How to Stay Safe Online
Internet security is one of the most important topics today. In a world turning tech, keeping your information safe online is crucial. Want to know how? Continue reading below!
1. Use Secure Passwords
This should go without saying, but it’s surprising how many people today still use their pets names or their children’s birthdays as a password. The reason passwords are used, to begin with, is to keep your accounts and information safe, so why make it easier for hackers by choosing easily guessable passwords? The ideal password should be between 12 – 15 characters long, include both uppercase and lowercase letters, as well as at least one number and one symbol. We’re all sick of hearing it, but that guideline exists for a reason. Stay secure.
2. Keep Personal Information Private
Personal information such as date of birth, bank details, and your home address should never be posted online. Simply ask yourself before every post: Would I give this information to a stranger on the street? If your answer is no, or if you even hesitate just a little bit, then don’t post it. All social media sites should have privacy settings enabled to make sure that only your friends can see personal photos of you. Some social media platforms sell your data to advertising companies, however, so stay cautious even with high privacy settings.

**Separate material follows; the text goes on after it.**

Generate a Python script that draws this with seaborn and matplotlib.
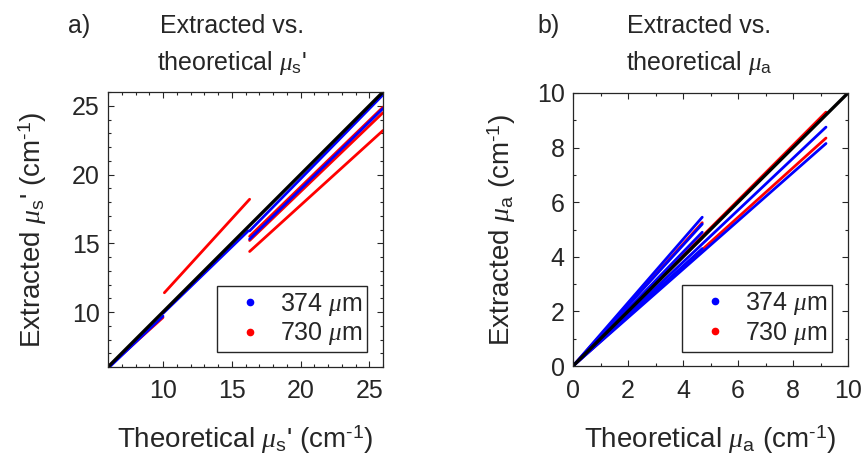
import pandas as pd
import seaborn as sns
import matplotlib.pyplot as plt
from matplotlib.lines import Line2D
from matplotlib.ticker import MultipleLocator

# reduced scattering: segments (x0, y0, x1, y1)
mus_374 = [(6.0, 5.9, 10.0, 9.7), (10.0, 9.9, 16.2, 15.9),
           (16.3, 15.9, 26.0, 25.8), (16.3, 15.3, 26.0, 24.8)]
mus_730 = [(6.0, 6.0, 10.0, 9.6), (10.1, 11.4, 16.3, 18.2),
           (16.3, 15.5, 26.0, 24.9), (16.3, 15.2, 26.0, 24.5),
           (16.3, 14.4, 26.0, 23.2)]
mus_ref = [6, 26]

# absorption: lines from the origin to (x1, y1), panel b
mua_374 = [(9.2, 8.75), (9.2, 8.15), (4.7, 5.45), (4.7, 5.2),
           (4.7, 4.9), (4.7, 4.3)]
mua_730 = [(9.2, 9.3), (9.2, 8.35), (4.7, 5.25), (4.7, 4.7)]
mua_ref = [0, 10]

labels = ['374 $\\mu$m', '730 $\\mu$m']
colors = {labels[0]: '#0000ff', labels[1]: '#ff0000'}


def seg_frame(segs, name):
    rows = []
    for i, s in enumerate(segs):
        rows.append([name, name + str(i), s[0], s[1]])
        rows.append([name, name + str(i), s[2], s[3]])
    return pd.DataFrame(rows, columns=['thick', 'seg', 'x', 'y'])


sns.set_style('white')
plt.rcParams['font.family'] = ['Liberation Sans', 'DejaVu Sans']
plt.rcParams['mathtext.fontset'] = 'custom'
plt.rcParams['mathtext.rm'] = 'Liberation Sans'
plt.rcParams['mathtext.it'] = 'Liberation Serif:italic'

fig = plt.figure(figsize=(8.66, 4.62), dpi=100)
ax1 = fig.add_axes([108 / 866, 1 - 367 / 462, 275 / 866, 275 / 462])
ax2 = fig.add_axes([573 / 866, 1 - 366 / 462, 275 / 866, 273 / 462])

df_a = pd.concat([seg_frame(mus_730, labels[1]), seg_frame(mus_374, labels[0])])
df_b = pd.concat([
    seg_frame([(0, 0, a, b) for a, b in mua_730], labels[1]),
    seg_frame([(0, 0, a, b) for a, b in mua_374], labels[0])])

for ax, df, ref in [(ax1, df_a, mus_ref), (ax2, df_b, mua_ref)]:
    sns.lineplot(data=df, x='x', y='y', hue='thick', units='seg',
                 estimator=None, palette=colors, lw=2.0, legend=False,
                 sort=False, ax=ax)
    ax.plot(ref, ref, color='black', lw=2.4)

ax1.set_xlim(6, 26)
ax1.set_ylim(6, 26)
ax1.set_xticks([10, 15, 20, 25])
ax1.set_yticks([10, 15, 20, 25])
ax2.set_xlim(0, 10)
ax2.set_ylim(0, 10)
ax2.set_xticks(range(0, 11, 2))
ax2.set_yticks(range(0, 11, 2))

for ax in (ax1, ax2):
    ax.xaxis.set_minor_locator(MultipleLocator(1))
    ax.yaxis.set_minor_locator(MultipleLocator(1))
    ax.tick_params(which='both', direction='in', top=True, right=True,
                   bottom=True, left=True, colors='#262626', width=0.8)
    ax.tick_params(which='major', length=4.5, labelsize=18)
    ax.tick_params(which='minor', length=2.5)
    ax.tick_params(axis='x', pad=9)
    ax.tick_params(axis='y', pad=6)
    for sp in ax.spines.values():
        sp.set_color('#262626')
        sp.set_linewidth(0.9)
    handles = [Line2D([], [], ls='none', marker='o', ms=4.5,
                      color=colors[l], label=l) for l in labels]
    ax.legend(handles=handles, loc='lower right',
              bbox_to_anchor=(0.943, 0.053), borderaxespad=0,
              fontsize=18, frameon=True, fancybox=False, framealpha=1,
              edgecolor='#262626', handletextpad=0.1, handlelength=2.2,
              labelspacing=0.1, borderpad=0.2)

lab = dict(fontsize=20)
ax1.set_xlabel("Theoretical $\\mu_\\mathrm{s}$' (cm$^{\\text{-}1}$)", **lab)
ax1.set_ylabel("Extracted $\\mu_\\mathrm{s}$' (cm$^{\\text{-}1}$)", **lab)
ax2.set_xlabel('Theoretical $\\mu_\\mathrm{a}$ (cm$^{\\text{-}1}$)', **lab)
ax2.set_ylabel('Extracted $\\mu_\\mathrm{a}$ (cm$^{\\text{-}1}$)', **lab)
ax1.xaxis.set_label_coords(0.5, (367 - 448) / 275)
ax2.xaxis.set_label_coords(0.5, (366 - 448) / 273)
for ax in (ax1, ax2):
    ax.xaxis.label.set_va('baseline')
ax1.yaxis.set_label_coords(-0.215, 0.5)
ax2.yaxis.set_label_coords(-0.2, 0.5)

tt = dict(fontsize=18, va='baseline')
fig.text(68 / 866, 1 - 33 / 462, 'a)', **tt)
fig.text(232 / 866, 1 - 33 / 462, 'Extracted vs.', ha='center', **tt)
fig.text(232 / 866, 1 - 70 / 462, "theoretical $\\mu_\\mathrm{s}$'",
         ha='center', **tt)
fig.text(537 / 866, 1 - 33 / 462, 'b)', **tt)
fig.text(699 / 866, 1 - 33 / 462, 'Extracted vs.', ha='center', **tt)
fig.text(699 / 866, 1 - 70 / 462, 'theoretical $\\mu_\\mathrm{a}$',
         ha='center', **tt)

fig.savefig('out.png', dpi=100)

3. Use Anti-Virus Software
This will save you a lot of time, effort, and pain in the long run. Purchasing or downloading anti-virus software is an absolute must when going online. Not only will it prevent you from going onto harmful websites, but it will also scan any file that you download to make sure that’s safe too. Kaspersky, Bitdefender, and Malwarebytes are some of the more popular options. Do your research to find out what software works best for you, and be sure to try their free trials before committing to anything.
4. Perform Regular Updates
This is both for your computer as well as your anti-virus software. When your PC or laptop is out of date, it’s defences are down. The reason software companies release updates is in order to strengthen their system against possible attacks. Likewise, anti-virus companies update their product every time a new virus gets released. This means that you should always keep your computer and it’s software fully updated, or you’re opening yourself up to a cyber attack.
5. Don’t Click On Every Email
We’ve all lost an important email or two to the infamous ‘Spam’ folder in our inbox, but it’s there for a reason. Many email providers automatically mark any suspicious mail as spam and leaves them in a separate inbox for your final judgement. Clicking on these emails could release harmful viruses onto your computer, even if you don’t visit any of the provided links. If you’re unsure whether an email is dangerous or not, look at the sender’s email address. If there’s a string of numbers in it or if it’s from an email provider that you’ve never heard of before, delete it immediately. By not responding, the spammer will eventually stop contacting you.
6. Only Use Secure Sites
At the start of every URL, there is what is known as a ‘HyperText Transfer Protocol’, or ‘http’ as we’re more used to seeing. ‘http’ is a generic protocol that can’t always be trusted. To ensure that it’s a safe website that you’re visiting, check for ‘https’ instead. This is a secure extension of the protocol and was specifically invented for safe and confidential use. If you’re unsure whether a link has ‘http’ or ‘https’, simply hover over it with your mouse, without clicking. The URL will shortly appear, and from this, you can see if the website is worth visiting.
7. Know How To Report
If you see any suspicious email, photo, post, or website, then know how to the report it as potentially dangerous. For spam mail, there is usually a button clearly visible for you to click on, but for social media sites, this option varies. Most sites include a small diagram of a flag for you to click on and is followed by a quick survey where you can give your reasons why you believe the post to be dangerous. For more serious matters such as online fraud or identity theft, be sure to contact your local police station or government website for advice.
8. Use Safe Payment Methods
Shop online safely by only purchasing from trusted websites. Research the site before you give them any credit card information, and if you are even the slightest bit unsure, don’t risk it. Never give out full details about your bank, credit card, or debit card to anyone. For added security, pay online through a payment service such as PayPal. These sites have built-in programs to protect you and your bank account and usually offer a ‘money-back’ option if it turns out the online store was fraudulent.
9. Never Access Insecure WiFi
As tempting as it may be to click on that password-free internet account, don’t do it. Public WiFi is rarely secure and often has hackers lurking about just waiting for you to enter valuable information. If you absolutely have to connect to insecure WiFi, then don’t log into any account that may cause you harm if hacked. Don’t send any confidential email or message, and definitely don’t enter your bank details. Always assume that someone’s watching, so restrict your usage accordingly.
10. Always Back-Up Your Data
If the absolute worst happens and your social media account or email gets broken into, then at least you won’t lose everything when you have a back-up. Regularly backing up your photos, posts, and details will save you a major headache in the long run. Not only is it a good security measure in general, but by saving your information twice, you’ll never have to start from scratch again. So save your files to an external USB stick or hard drive to keep your details safe.